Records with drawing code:
━━━━━━━━━━━━━━━━

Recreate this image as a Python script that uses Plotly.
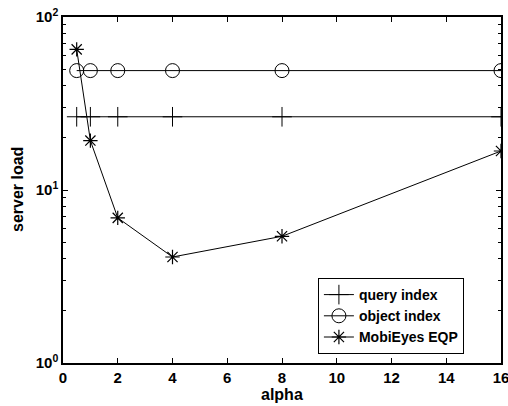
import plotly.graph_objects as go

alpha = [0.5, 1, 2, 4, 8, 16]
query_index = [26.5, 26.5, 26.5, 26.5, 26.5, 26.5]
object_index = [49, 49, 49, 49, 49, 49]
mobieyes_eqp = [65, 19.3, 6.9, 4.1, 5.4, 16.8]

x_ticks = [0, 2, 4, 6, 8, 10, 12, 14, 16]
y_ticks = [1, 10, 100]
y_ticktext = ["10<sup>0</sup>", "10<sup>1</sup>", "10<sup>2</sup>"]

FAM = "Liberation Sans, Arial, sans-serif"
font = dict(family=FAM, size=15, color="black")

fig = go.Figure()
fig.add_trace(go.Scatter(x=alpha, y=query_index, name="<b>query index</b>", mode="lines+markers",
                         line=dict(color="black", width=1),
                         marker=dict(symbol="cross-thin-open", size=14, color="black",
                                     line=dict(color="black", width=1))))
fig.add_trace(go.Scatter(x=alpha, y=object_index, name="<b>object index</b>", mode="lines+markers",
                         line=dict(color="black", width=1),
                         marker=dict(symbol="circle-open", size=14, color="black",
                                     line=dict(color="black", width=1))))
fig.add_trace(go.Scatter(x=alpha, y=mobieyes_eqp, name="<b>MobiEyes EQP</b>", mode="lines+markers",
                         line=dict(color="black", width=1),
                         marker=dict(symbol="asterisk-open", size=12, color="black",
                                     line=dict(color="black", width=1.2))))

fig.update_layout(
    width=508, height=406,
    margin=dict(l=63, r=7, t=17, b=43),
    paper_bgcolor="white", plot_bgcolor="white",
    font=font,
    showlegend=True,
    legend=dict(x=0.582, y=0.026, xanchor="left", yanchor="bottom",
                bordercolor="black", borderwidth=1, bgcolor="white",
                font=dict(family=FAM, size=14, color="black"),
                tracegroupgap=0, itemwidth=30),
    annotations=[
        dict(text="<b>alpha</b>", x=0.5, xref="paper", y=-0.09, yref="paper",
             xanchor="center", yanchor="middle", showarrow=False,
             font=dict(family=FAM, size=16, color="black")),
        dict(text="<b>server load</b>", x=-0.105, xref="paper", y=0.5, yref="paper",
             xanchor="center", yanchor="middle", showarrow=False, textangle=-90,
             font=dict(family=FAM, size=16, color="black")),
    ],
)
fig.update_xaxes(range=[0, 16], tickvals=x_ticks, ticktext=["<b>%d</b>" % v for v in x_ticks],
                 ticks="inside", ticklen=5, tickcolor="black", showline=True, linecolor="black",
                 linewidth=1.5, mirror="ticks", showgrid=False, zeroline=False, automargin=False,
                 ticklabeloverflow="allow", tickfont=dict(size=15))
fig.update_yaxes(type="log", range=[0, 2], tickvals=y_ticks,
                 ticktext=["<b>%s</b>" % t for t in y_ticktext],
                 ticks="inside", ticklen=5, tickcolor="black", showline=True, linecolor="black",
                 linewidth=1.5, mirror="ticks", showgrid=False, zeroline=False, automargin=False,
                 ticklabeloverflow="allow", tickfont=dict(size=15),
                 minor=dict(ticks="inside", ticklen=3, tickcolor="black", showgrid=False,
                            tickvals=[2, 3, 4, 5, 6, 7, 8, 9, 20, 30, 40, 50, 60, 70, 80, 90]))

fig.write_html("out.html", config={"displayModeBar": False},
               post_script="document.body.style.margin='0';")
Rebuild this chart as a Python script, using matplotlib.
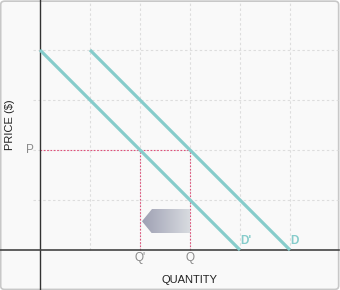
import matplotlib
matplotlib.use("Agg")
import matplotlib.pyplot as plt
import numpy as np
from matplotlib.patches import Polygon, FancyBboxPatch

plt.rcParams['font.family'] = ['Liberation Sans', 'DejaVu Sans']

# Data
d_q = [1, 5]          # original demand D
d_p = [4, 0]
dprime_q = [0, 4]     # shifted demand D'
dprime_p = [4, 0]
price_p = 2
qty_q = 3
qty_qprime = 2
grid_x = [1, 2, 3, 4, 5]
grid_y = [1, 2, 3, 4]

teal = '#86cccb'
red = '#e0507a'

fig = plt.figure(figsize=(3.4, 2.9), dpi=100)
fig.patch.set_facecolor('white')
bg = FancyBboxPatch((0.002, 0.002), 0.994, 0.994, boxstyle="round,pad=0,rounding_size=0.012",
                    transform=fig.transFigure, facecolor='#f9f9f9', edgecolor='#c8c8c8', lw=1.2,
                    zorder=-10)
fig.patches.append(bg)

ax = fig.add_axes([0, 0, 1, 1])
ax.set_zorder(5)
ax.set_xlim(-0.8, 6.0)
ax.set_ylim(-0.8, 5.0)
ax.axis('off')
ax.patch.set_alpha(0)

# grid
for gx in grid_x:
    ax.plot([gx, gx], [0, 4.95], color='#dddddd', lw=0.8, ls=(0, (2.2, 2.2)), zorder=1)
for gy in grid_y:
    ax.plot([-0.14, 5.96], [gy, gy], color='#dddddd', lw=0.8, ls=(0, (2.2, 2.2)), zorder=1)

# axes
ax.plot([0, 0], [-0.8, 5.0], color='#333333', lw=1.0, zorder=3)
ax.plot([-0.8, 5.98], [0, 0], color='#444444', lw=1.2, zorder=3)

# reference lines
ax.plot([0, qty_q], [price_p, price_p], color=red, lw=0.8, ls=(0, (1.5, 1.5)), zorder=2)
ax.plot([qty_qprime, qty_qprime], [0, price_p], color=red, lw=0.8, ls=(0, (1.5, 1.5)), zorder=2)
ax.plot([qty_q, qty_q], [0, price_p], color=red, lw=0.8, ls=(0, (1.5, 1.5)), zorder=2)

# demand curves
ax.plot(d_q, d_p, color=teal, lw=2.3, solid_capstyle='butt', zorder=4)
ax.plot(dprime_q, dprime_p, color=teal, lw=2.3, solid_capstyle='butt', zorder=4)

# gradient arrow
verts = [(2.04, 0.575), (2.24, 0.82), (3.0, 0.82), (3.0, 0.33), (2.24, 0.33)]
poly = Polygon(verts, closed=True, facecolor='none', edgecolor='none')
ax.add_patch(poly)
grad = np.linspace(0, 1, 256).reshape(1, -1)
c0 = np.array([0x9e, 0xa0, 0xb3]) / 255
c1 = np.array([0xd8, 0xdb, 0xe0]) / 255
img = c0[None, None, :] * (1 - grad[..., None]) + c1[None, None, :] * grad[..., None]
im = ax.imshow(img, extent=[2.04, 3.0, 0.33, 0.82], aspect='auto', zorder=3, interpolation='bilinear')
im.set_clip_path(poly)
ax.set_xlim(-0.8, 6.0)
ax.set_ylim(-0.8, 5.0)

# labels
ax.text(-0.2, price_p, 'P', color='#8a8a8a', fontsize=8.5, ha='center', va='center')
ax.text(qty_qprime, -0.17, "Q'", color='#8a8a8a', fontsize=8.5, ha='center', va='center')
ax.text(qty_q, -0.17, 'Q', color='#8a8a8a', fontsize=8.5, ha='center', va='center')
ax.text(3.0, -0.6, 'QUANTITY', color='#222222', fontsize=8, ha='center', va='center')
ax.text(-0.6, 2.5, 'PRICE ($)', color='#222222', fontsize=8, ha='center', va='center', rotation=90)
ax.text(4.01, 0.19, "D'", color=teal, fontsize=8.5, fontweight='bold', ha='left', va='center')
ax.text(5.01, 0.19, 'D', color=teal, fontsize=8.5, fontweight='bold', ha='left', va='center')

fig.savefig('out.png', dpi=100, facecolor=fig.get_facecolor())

━━━━━━━━━━━━━━━━

WHAT YOU WILL DO: Go over the data above and copy every line that has the word "this" in it.

ANSWER FOR THE TASK:
Recreate this image as a Python script that uses Plotly.
Rebuild this chart as a Python script, using matplotlib.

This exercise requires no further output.